Когда Ордынцев переехал в Петербург, Никодимцев уже был видным чиновником. Встреча приятелей после долгой разлуки была задушевная. Чиновник не убил в Никодимцеве человека, и Ордынцев, испытавший уже немало разочарований в прежних знакомых, очень обрадовался, что приятель его не переменился и что блестящая карьера не вскружила ему головы.
Виделись они не особенно часто. Как и в старые времена, они при встречах нередко спорили и, как часто случается, ни до чего не договаривались. Ордынцев горячился, стараясь доказать, что деятельность приятеля — приятный самообман. Никодимцев сдержанно доказывал значение личности даже в неблагоприятной и враждебной среде.
— Так ты меньше работаешь? — переспросил Ордынцев.
— Меньше.
— Тот-то ты словно помолодел и глядишь молодцом, Давно, брат, пора тебе не изнывать над своими бумагами, от которых никому не легче… Однако сперва о деле. Ведь я зашел к тебе, по дороге в свою каторгу, больше по делу,
— В чем оно?
— Устрой одного молодого человека, если можешь.
И Ордынцев стал рассказывать, как молодой человек, окончивший университет и с медалью, вот уже год как ищет место и не может найти, не имея протекции. Везде обещали только иметь его в виду, но от этого ему не легче. Ему необходимо место и немедленно. У него на руках мать и сестра и кое-какой случайный заработок.
— У нас в правлении пристроить его нельзя. Гобзин меня не терпит…

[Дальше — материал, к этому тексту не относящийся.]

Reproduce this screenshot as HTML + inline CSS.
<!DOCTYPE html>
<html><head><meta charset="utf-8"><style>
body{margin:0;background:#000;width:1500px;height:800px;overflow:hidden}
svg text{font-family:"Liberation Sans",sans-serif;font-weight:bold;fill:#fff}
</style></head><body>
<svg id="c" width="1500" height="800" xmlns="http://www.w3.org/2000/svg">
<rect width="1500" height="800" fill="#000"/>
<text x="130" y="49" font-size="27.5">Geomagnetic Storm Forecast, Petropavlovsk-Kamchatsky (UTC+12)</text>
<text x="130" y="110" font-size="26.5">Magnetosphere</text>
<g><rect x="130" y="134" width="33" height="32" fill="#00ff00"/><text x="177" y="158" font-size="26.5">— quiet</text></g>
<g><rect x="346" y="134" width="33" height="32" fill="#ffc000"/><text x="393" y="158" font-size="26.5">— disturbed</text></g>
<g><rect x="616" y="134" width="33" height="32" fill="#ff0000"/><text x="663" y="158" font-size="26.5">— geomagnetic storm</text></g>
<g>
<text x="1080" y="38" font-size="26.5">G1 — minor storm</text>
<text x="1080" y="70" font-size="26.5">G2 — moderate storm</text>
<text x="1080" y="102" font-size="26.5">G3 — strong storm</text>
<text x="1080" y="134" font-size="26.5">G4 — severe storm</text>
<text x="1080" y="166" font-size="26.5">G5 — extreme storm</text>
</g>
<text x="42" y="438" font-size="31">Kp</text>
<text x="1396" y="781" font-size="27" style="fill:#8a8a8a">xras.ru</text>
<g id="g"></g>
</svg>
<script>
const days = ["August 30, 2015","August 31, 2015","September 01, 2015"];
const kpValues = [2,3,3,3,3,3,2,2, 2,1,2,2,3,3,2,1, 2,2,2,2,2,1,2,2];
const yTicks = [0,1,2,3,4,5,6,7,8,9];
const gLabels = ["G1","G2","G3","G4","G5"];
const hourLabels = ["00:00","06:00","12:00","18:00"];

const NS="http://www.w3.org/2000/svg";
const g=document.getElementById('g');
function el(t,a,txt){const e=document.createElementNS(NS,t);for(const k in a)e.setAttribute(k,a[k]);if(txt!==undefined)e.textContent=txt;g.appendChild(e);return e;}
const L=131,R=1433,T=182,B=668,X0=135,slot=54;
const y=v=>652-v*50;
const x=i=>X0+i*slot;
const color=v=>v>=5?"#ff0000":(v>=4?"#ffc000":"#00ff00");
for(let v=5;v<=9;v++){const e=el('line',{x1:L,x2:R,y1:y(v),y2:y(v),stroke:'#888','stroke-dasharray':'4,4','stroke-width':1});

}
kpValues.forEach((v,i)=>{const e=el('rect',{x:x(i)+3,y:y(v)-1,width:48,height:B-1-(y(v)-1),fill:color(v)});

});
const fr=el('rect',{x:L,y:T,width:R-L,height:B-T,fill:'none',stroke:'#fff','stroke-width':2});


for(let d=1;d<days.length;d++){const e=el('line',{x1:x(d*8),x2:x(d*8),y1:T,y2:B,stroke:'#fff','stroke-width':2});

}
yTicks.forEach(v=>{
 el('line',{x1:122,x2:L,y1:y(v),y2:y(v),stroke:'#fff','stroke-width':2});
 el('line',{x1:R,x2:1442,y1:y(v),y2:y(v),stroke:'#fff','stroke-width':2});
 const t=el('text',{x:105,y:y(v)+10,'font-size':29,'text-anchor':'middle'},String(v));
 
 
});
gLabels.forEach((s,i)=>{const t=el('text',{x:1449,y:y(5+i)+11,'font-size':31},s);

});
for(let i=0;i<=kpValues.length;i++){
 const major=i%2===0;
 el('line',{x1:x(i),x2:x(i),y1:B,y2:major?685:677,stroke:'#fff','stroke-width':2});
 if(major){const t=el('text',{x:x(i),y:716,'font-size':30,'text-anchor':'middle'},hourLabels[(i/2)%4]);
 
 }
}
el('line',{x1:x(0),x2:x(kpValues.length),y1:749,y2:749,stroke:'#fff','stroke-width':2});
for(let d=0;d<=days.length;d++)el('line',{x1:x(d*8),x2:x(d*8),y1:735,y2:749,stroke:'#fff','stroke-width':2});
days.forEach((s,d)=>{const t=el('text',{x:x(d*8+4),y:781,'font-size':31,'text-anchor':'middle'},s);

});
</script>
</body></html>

— Твой молодой человек провинции не боится?
— Он поедет куда угодно.
— Так я его устрою на полторы или на две тысячи. Пришли его ко мне, и пусть подает докладную записку.

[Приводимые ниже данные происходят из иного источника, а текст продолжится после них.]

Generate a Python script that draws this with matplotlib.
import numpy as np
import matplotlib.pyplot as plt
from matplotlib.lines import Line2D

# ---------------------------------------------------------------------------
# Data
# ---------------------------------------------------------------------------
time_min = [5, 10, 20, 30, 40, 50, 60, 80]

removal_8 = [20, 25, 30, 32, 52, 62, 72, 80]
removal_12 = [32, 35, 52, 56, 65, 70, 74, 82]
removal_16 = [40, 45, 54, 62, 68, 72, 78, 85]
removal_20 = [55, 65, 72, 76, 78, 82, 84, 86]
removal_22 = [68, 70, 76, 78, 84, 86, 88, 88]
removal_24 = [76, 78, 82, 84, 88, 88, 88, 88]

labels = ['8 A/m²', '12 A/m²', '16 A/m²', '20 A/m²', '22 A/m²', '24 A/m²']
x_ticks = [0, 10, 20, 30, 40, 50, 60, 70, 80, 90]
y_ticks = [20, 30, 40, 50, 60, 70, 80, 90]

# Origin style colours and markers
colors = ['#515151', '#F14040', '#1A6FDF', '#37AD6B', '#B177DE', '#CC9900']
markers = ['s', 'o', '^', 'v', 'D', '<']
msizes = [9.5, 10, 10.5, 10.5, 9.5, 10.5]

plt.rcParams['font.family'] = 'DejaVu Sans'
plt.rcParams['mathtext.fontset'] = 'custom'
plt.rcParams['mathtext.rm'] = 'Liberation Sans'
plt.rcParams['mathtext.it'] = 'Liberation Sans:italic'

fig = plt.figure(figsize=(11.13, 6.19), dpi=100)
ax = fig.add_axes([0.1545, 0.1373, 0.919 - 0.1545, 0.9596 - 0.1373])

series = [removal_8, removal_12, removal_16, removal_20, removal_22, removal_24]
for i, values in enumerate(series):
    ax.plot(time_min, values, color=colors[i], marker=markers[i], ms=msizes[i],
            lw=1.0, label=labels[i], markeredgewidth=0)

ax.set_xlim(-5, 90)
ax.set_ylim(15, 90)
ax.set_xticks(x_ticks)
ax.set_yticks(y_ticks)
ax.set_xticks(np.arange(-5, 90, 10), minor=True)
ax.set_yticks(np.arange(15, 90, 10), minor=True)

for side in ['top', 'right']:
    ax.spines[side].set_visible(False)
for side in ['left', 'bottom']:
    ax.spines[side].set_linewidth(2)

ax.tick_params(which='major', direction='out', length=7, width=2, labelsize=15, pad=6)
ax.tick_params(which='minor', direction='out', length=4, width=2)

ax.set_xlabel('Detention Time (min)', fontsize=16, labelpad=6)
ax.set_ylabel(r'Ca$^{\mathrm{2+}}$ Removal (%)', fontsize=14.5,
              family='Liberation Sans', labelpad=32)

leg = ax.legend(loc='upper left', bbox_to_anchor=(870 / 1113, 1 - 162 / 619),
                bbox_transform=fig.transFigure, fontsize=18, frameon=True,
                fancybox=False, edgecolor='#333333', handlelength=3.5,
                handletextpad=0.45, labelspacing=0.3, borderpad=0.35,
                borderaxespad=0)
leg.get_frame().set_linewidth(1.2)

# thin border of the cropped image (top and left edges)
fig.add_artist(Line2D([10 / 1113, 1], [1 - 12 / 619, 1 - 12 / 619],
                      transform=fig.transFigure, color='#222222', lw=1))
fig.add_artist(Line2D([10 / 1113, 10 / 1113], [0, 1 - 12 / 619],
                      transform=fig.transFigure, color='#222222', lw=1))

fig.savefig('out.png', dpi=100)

— Спасибо. Доброе дело сделаешь.
— И одного нового чиновника? — проговорил, усмехаясь, Никодимцев. — А теперь идем в кабинет, Василий Николаевич. Поговорим…
— А на службу?.. Уж скоро десять, — сказал Ордынцев, взглянув на часы. — Да и тебе, верно, надо перед службой заняться…
— Опоздаешь полчаса, не беда. В кои веки зашел… А я сегодня в департамент не поеду.
Они перешли в кабинет и уселись в креслах. Никодимцев позвонил и, когда явился Егор Иванович, приказал никого не принимать.
— Ну, рассказывай, как ты живешь, как тянешь свою лямку, Василий Николаевич?
— Лямку тяну по-прежнему, а живу один с Шурой…
— А остальная семья?
— Здесь… На старой квартире… Ты ведь знаешь, что моя семейная жизнь была не из особенно приятных… И им и мне лучше, что мы живем отдельно и не стесняем друг друга… Давно бы пора прийти к такому исходу, но… характера не хватало… Зато теперь, Григорий Александрович, я ожил, хотя и пришлось вечерние занятия взять. Жалованье все я отдаю семье… Так надо было придумать дополнительный заработок!..
— Сколько же ты нарабатываешь вечерними занятиями?
— Рублей сто, сто двадцать пять. Нам вдвоем хватает. А к Новому году наградные нам выйдут… Значит, еще пятьсот рублей… Да и старик Гобзин обещал прибавку… Мы с Шурой и будем богаты… Как видишь, теперь я жаловаться на жизнь не могу… Насколько возможно, я счастлив… Я не один… Я спокоен у себя дома. Я не вижу своей жены.
— А я хочу, Василий Николаевич, на старости лет попытать счастья! — вдруг проговорил Никодимцев.
— Какого?
— Жениться.
Ордынцев изумленно и испуганно взглянул на Никодимцева. Тот густо покраснел.
— Ты находишь, что поздно? — спросил он.
— Какое поздно?.. Ты еще молодец молодцом и жил всегда монахом… Не поздно, а…
— Что же? Договаривай.
— Страшно.
— Почему именно страшно?
— У тебя ведь требования от брака серьезные… Тебе нужна не только жена, более или менее приятная, тебе нужен друг, товарищ, который понимал бы тебя, разделял бы твои стремления, сочувствовал бы твоим идеалам… Не так ли?
— Ну, конечно… Иначе это не брак, а свинство.